Surely it cannot get any worse? The answer is quite probably, yes it can. A majority stake in Southern Water has been bought by Australian Investment Bank Macquarie. These new investors have promised to put the utility company “back on a stable footing”.

Unfortunately, Macquarie have an appalling track record from their ownership of Thames Water which they sold for billions in 2017 after a decade in which Macquarie earned billions from the company and paid next to no corporation tax. It also left Thames Water with an extra £2 billion debt.

We recommend interested readers listen to the BBC podcast made in 2017 called: “Macquarie: The Tale of the River Bank”. This describes how the Australian “investment” bank squeezed the maximum profit from the water company whilst deliberately failing to maintain plant at sewage treatment works.

Last year, the new chief executive at Southern Water Ian McAulay awarded himself a £500,000 bonus.

With our antiquated Faversham sewage works operating at or beyond full capacity it is likely that we have a long wait before swimming and raft races are again possible in the Creek. The current utter tragic state of our privatised utilities should surely make any sensible person accept that public ownership is not all bad.

In our next edition we will include a Special Sewage Section with an in-depth look at the state of our Creek.

THE CREEK BRIDGE

Despite having our “can do“ MP Helen Whately at the helm of the Creek Swing Bridge Steering Group which comprises of members of the FTC, KCC, the Faversham Society and the Faversham Creek Trust, very little progress appears to being made towards a resolution with Peel Ports of how or when the replacement bridge will be in place and the sluice gates working in a nicely dredged basin usable basin.

Unfortunately, the group meets in secrecy and produces no minutes, just an occasional press release saying blandly that “progress is being made”. Never any useful detail.

Despite all the disappointments since the heady days of 2015 when the townsfolk raised over £125,000 to help fund the promised new bridge, the Faversham Eye holds onto a small glimmer of hope that our newish Town Council will grasp the nettle and take positive action to resolve matters.

These are the questions we feel need answering:

  1. Exact progress of the feasibility study of options, swing or bascule, and the justification for choice.

  2. What options have been considered for the replacement of the gates, including an improved sluicing mechanism.

  3. Full description of the extent of the whole project; bridge, gates, traffic control system, traffic control system and basin dredging including gutway downstream of the bridge.

  4. Detailed estimated/budget cost of the project and the projected start finish dates.

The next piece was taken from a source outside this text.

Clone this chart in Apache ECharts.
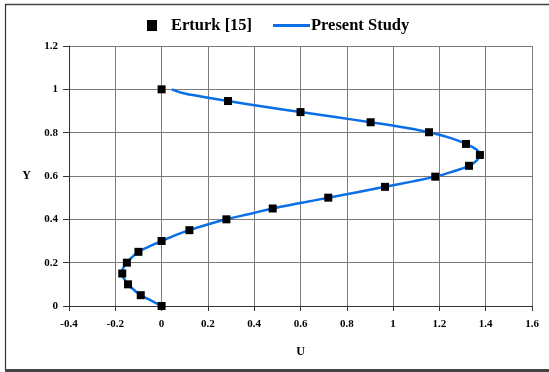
<!DOCTYPE html>
<html><head><meta charset="utf-8">
<script src="https://cdn.jsdelivr.net/npm/echarts@6/dist/echarts.min.js"></script>
<style>html,body{margin:0;padding:0;background:#fff}#c{width:549px;height:372px}</style>
</head><body><div id="c"></div>
<script>
// Erturk [15] reference points: U values and Y values
const erturkU = [0, -0.09, -0.145, -0.17, -0.15, -0.1, 0, 0.12, 0.28, 0.48, 0.72, 0.965, 1.182, 1.328, 1.375, 1.315, 1.155, 0.903, 0.6, 0.287, 0];
const erturkY = [0, 0.05, 0.1, 0.15, 0.2, 0.25, 0.3, 0.35, 0.4, 0.45, 0.5, 0.55, 0.597, 0.647, 0.697, 0.748, 0.802, 0.848, 0.895, 0.946, 1.0];
// Present Study curve
const studyU = [0, -0.045, -0.09, -0.12, -0.145, -0.162, -0.172, -0.166, -0.15, -0.128, -0.1, -0.053, 0, 0.055, 0.12, 0.195, 0.28, 0.38, 0.48, 0.6, 0.72, 0.845, 0.965, 1.08, 1.182, 1.262, 1.328, 1.362, 1.375, 1.36, 1.315, 1.25, 1.155, 1.04, 0.903, 0.75, 0.6, 0.445, 0.287, 0.17, 0.095, 0.044];
const studyY = [0, 0.025, 0.05, 0.075, 0.1, 0.125, 0.15, 0.175, 0.2, 0.225, 0.25, 0.275, 0.3, 0.325, 0.35, 0.375, 0.4, 0.425, 0.45, 0.475, 0.5, 0.525, 0.55, 0.574, 0.597, 0.622, 0.647, 0.672, 0.697, 0.722, 0.748, 0.775, 0.802, 0.825, 0.848, 0.872, 0.895, 0.92, 0.946, 0.967, 0.982, 1.0];
const xTicks = [-0.4, -0.2, 0, 0.2, 0.4, 0.6, 0.8, 1, 1.2, 1.4, 1.6];
const yTicks = [0, 0.2, 0.4, 0.6, 0.8, 1, 1.2];

const font = '"Liberation Serif", "DejaVu Serif", serif';
const blue = '#0a6ee6';
const legendText = {fontFamily: font, fontWeight: 'bold', fontSize: 16.5, color: '#000'};
const chart = echarts.init(document.getElementById('c'));
chart.setOption({
  animation: false,
  backgroundColor: '#fff',
  graphic: [
    {type:'line', shape:{x1:5,y1:4.5,x2:549,y2:4.5}, style:{stroke:'#444',lineWidth:1.5}},
    {type:'line', shape:{x1:5.5,y1:4,x2:5.5,y2:370}, style:{stroke:'#333',lineWidth:1.2}},
    {type:'line', shape:{x1:5,y1:370.5,x2:549,y2:370.5}, style:{stroke:'#444',lineWidth:3}}
  ],
  legend: [
    {
      top: 12, left: 142, itemWidth: 10, itemHeight: 11,
      textStyle: Object.assign({padding: [0, 0, 0, 9]}, legendText),
      data: [{name: 'Erturk [15]', icon: 'rect', itemStyle:{color:'#000', opacity: 1}}]
    },
    {
      top: 12, left: 268, itemWidth: 37, itemHeight: 3,
      textStyle: Object.assign({padding: [0, 0, 0, -4]}, legendText),
      data: [{name: 'Present Study', icon: 'rect', itemStyle:{color: blue}}]
    }
  ],
  grid: {left: 69, right: 17, top: 46, bottom: 66},
  xAxis: {
    type: 'value', min: -0.4, max: 1.6, interval: 0.2,
    name: 'U', nameLocation: 'middle', nameGap: 40,
    nameTextStyle: {fontFamily: font, fontWeight: 'bold', fontSize: 12, color: '#000'},
    axisLine: {onZero: false, lineStyle: {color: '#333', width: 1}},
    axisTick: {show: true, inside: false, length: 5, lineStyle: {color: '#333'}},
    axisLabel: {fontFamily: font, fontWeight: 'bold', fontSize: 11, color: '#000', margin: 13,
      formatter: v => { const t = xTicks.find(k => Math.abs(k - v) < 1e-6); return t === undefined ? '' : String(t); }},
    splitLine: {show: true, lineStyle: {color: '#7a7a7a', width: 1}}
  },
  yAxis: {
    type: 'value', min: 0, max: 1.2, interval: 0.2,
    name: 'Y', nameLocation: 'middle', nameGap: 38, nameRotate: 0,
    nameTextStyle: {fontFamily: font, fontWeight: 'bold', fontSize: 12, color: '#000'},
    axisLine: {show: true, onZero: false, lineStyle: {color: '#333', width: 1}},
    axisTick: {show: true, inside: false, length: 6, lineStyle: {color: '#333'}},
    axisLabel: {fontFamily: font, fontWeight: 'bold', fontSize: 11, color: '#000', margin: 11,
      formatter: v => { const t = yTicks.find(k => Math.abs(k - v) < 1e-6); return t === undefined ? '' : String(t); }},
    splitLine: {show: true, lineStyle: {color: '#7a7a7a', width: 1}}
  },
  series: [
    {
      name: 'Present Study', type: 'line', smooth: 0.4, showSymbol: false, symbol: 'none',
      lineStyle: {color: blue, width: 2.5}, itemStyle: {color: blue},
      data: studyU.map((u, i) => [u, studyY[i]]), z: 2
    },
    {
      name: 'Erturk [15]', type: 'scatter', symbol: 'rect', symbolSize: 8,
      itemStyle: {color: '#000', opacity: 1},
      data: erturkU.map((u, i) => [u, erturkY[i]]), z: 3
    }
  ]
});
</script></body></html>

  5. How will it be funded.

  6. What engagement has there been with Peel Ports, the owner of the Gates and part owner of the bridge.

  7. What consideration has been given to the Statutory Harbour Authority raising a Harbour Closure Order.

  8. What options have been considered as to the daily management of the operation of the Bridge, Gates and sluicing operations.

  9. How much are the temporary bridges costing.